The complete score of the incidental music which Berkeley wrote for Peter Wood’s production of The Winter’s Tale at Stratford-upon-Avon in 1960 has been found in the archives of The Shakespeare Birthplace Trust, and recorded for a CD which will be released in the summer of 2024. 1 It's a part of the Royal Shakespeare Company’s series of recordings of music specially commissioned for its productions. Lennox’s score provides thirty-seven pieces of music to illustrate the narrative, and there are indications that he was particularly pleased with the music he wrote to illustrate the miracle at the end, when the statue of Hermione comes to life. 2
He sets his music for a pair each of flutes, oboes, bassoons, horns and trumpets and a trombone, with songs for Autolycus, the lovable rogue who provides comic relief from the early horrors at the court of Leontes. In the RSC recording this role is taken by the actor and singer Mark Meadows. In the 1960 production the part was taken by Jack MacGowran, with Eric Porter as Leontes and Peggy Ashcroft as Paulina, the fair-minded noblewoman who forces the kind to consider his actions.

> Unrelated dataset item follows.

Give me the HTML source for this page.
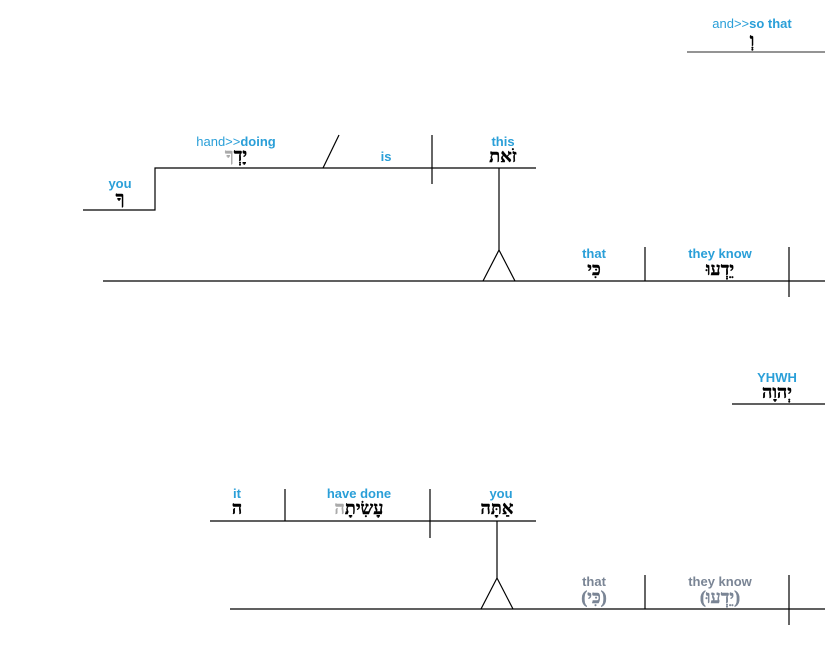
<!DOCTYPE html>
<html><head><meta charset="utf-8"><style>
html,body{margin:0;padding:0;background:#fff;}
svg{display:block;}
.b{fill:#2a9fd8;font-family:"Liberation Sans",sans-serif;font-size:13px;font-weight:bold;}
.bn{font-weight:normal;}
.g{fill:#7a8595;font-family:"Liberation Sans",sans-serif;font-size:13px;font-weight:bold;}
.h{fill:#000;font-family:"Liberation Serif","DejaVu Serif",serif;font-size:18px;font-weight:bold;stroke:#000;stroke-width:0.4;}
.hg{fill:#7a8595;stroke:#7a8595;}
.lg{fill:#aaa;stroke:#aaa;}
line,polyline{stroke:#000;stroke-width:1.2;fill:none;}
</style></head><body>
<svg width="825" height="649" viewBox="0 0 825 649" xmlns="http://www.w3.org/2000/svg">
<g text-anchor="middle">
<text class="b" x="752" y="28"><tspan class="bn">and&gt;&gt;</tspan>so that</text>
<text class="h" x="752" y="46">וְ</text>
<line x1="687" y1="52" x2="825" y2="52" style="stroke:#555"/>

<text class="b" x="236" y="146"><tspan class="bn">hand&gt;&gt;</tspan>doing</text>
<text class="h" x="236" y="161">יָדְ<tspan class="lg">ךָ</tspan></text>
<text class="b" x="120" y="188">you</text>
<text class="h" x="120" y="204">ךָ</text>
<text class="b" x="386" y="161">is</text>
<text class="b" x="503" y="146">this</text>
<text class="h" x="503" y="162">זֹאת</text>
<polyline points="83,210 155,210 155,168 536,168"/>
<line x1="323" y1="168" x2="339" y2="135"/>
<line x1="432" y1="135" x2="432" y2="184"/>
<line x1="499" y1="168" x2="499" y2="250"/>
<polyline points="483,281 499,250 515,281"/>
<line x1="103" y1="281" x2="825" y2="281"/>
<line x1="645" y1="247" x2="645" y2="281"/>
<line x1="789" y1="247" x2="789" y2="297"/>
<text class="b" x="594" y="258">that</text>
<text class="h" x="594" y="275">כִּי</text>
<text class="b" x="720" y="258">they know</text>
<text class="h" x="720" y="275">יֵדְעוּ</text>

<text class="b" x="777" y="382">YHWH</text>
<text class="h" x="777" y="398">יְהוָה</text>
<line x1="732" y1="404" x2="825" y2="404"/>

<text class="b" x="237" y="498">it</text>
<text class="h" x="237" y="514">ה</text>
<text class="b" x="359" y="498">have done</text>
<text class="h" x="359" y="514">עָשִׂיתָ<tspan class="lg">ה</tspan></text>
<text class="b" x="501" y="498">you</text>
<text class="h" x="497" y="514">אַתָּה</text>
<line x1="210" y1="521" x2="536" y2="521"/>
<line x1="285" y1="489" x2="285" y2="521"/>
<line x1="430" y1="489" x2="430" y2="538"/>
<line x1="497" y1="521" x2="497" y2="578"/>
<polyline points="481,609 497,578 513,609"/>
<line x1="230" y1="609" x2="825" y2="609"/>
<line x1="645" y1="575" x2="645" y2="609"/>
<line x1="789" y1="575" x2="789" y2="625"/>
<text class="g" x="594" y="586">that</text>
<text class="h hg" x="594" y="603">(כִּי)</text>
<text class="g" x="720" y="586">they know</text>
<text class="h hg" x="720" y="603">(יֵדְעוּ)</text>
</g>
</svg>
</body></html>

The score was given its first public performance, as a concert piece, by the Southbank Sinfonia at St John’s Smith Square, London, in 2016, in a programme including Vaughan Williams’ music for Richard II and Rubbra’s for Macbeth. The RSC’s Head of Music, Bruce O’Neil, described Berkeley’s Winter’s Tale music as ‘a delight – a beautiful example of his theatrical sensibility through his neo-classical prism’. And James Murphy, then managing director of Southbank Sinfonia, called it a ‘ravishing’ score, ‘which sees the composer at his most desolate and playful, as the play’s two halves require, with colours in it that the composer only hints at elsewhere in his canon’. 3
This music has never been recorded before, although Autolycus’s song ‘When Daffodils begin to peer’ appears on an English Serenata disc, Sweet Swan of Avon (Meridian CDE 84301). Lennox made a suite of nine movements from his complete incidental music for The Winter’s Tale score, and this was published by Chester Music in 1962. He also wrote incidental music for a production of The Tempest at Stratford in 1946 (directed by Britten’s operatic collaborator Eric Crozier), and Decca recorded some of the songs from it. Scores of both these Shakespeare settings can be found in the Berkeley holdings in the British Library.